Wednesday 4 September 2013

Insufficiently shambolic.

Sequel to the Prequel
by Babyshambles
(Parlophone, 2013)


I don’t like British indie rock. I resent the cacophony of the leaden guitar playing, the pick vituperatively assaulting the strings as if the indie’ers haven’t worked out that amplifiers are actually rather useful for, well, amplifying one’s playing. More so than the sans funk unconscious imitation of chicken-scratch rhythm guitar, I loathe consummately prosaic Brit-Rock hacks like Alex Turner who believe you should write only about what you know, as opposed to what you feel . Pete Doherty, however, is an exception; iconoclastic enough as a performer, a writer and – of late – a Parisian bohemian expatriate to still hold a certain superiority over the multitude of groups spawned in The Libertines’ wake who are, at best, as “this’ll do” adequately uninspiring as Beady Eye. Sequel to the Prequel is his first album in four years and its perfunctory sensibility suggests that, although Doherty is certainly a functioning addict, the joys implied by Babyshambles’ rollicking music might even be actualised were their centric singer-songwriter slightly more than just functioning.

At this stage, what can be said about Doherty’s heroin addiction that doesn't lend succour to the tabloid press’ relentless and sadistic campaign to make everyone forget that he’s, at least in essence, a musician? I would love to – as with his fantastic 2009 solo album Grace/Wastelands – be able to use Sequel to the Prequel as a riposte to these facile voyeurs, but it feels as superficial a manifestation of the familiar Doherty persona as a late-period Rolling Stones record. “Rollicking” was an adjective I used in the previous paragraph to describe the joie de vivre-imbued Babyshambles sound, and what music is more rollicking than freshly electric Bob Dylan, circa 1965? Doherty seems to agree with me, as he plagiarises passages of I Want You and Maggie’s Farm in a couple of the record’s uniformly derivative melodies.
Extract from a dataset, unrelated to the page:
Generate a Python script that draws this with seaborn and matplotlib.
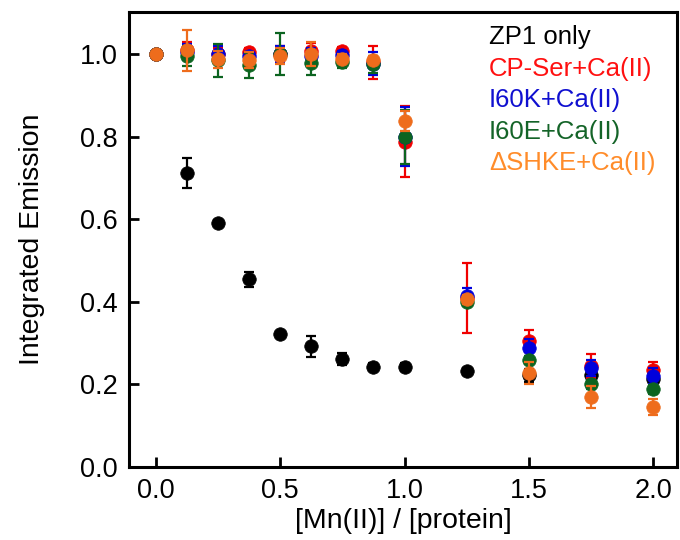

Doherty has made a trade of haphazardness, but whilst Babyshambles’ début Down in Albion was charmingly strung-out – its evident seams lending it an enjoyable quality of spontaneity – the relatively polished production of Sequel to the Prequel bears the feel of an effort to dress the artist’s latest set of ramblings up as “proper” songs, this newly-found sartorial elegance a futile and distracting embellishment. Again and again Doherty, who seems better suited to a solo career as a sort of scattershot troubadour, resorts to the same old bag of melodic tricks; a pinch of Waterloo Sunset here, an almost wholesale borrowing of the chorus from Where Angels Play by the Stone Roses there; “there” being on the LP’s true nadir, Maybelline, a tedious amalgam of the usual thrashed riffs and ubiquitous major-to-minor chord changes. Picture Me in a Hospital does not deviate much from these over-prevalent re-treads of his earlier music, but heart-on-sleeve lyrics and, atypically, a violin (substituting for the jangly guitars one expects to propel its riff) serve to elevate it beyond said functionality.

This is because, like any formula, the Doherty songwriting blueprint occasionally works, with the eponymous track a touching Music Hall bit of frivolity that is all Doherty. Dr No is altogether less archetypal, a slice of dark reggae concerning the purchase of some drugs that suggests that – in a shocking turn of events – perhaps Alex Turner is right, I'm wrong, and it is better to write about what you know. Whilst these highlights are certainly vital and thrilling – and the record does get better as it progresses – Sequel to the Prequel is the most disappointing record its focal point has made to date. It’s not embarrassingly smacked-out, nor is it pathetically polished and mainstream-adulating, but the middle-ground on which it firmly places itself renders it an uninspiring addition to the canon of an artist who knows better, and is – surely – capable of being the purveyor of honest and incandescent rock music he’s always promised to be, and has, on occasion, shown himself to be.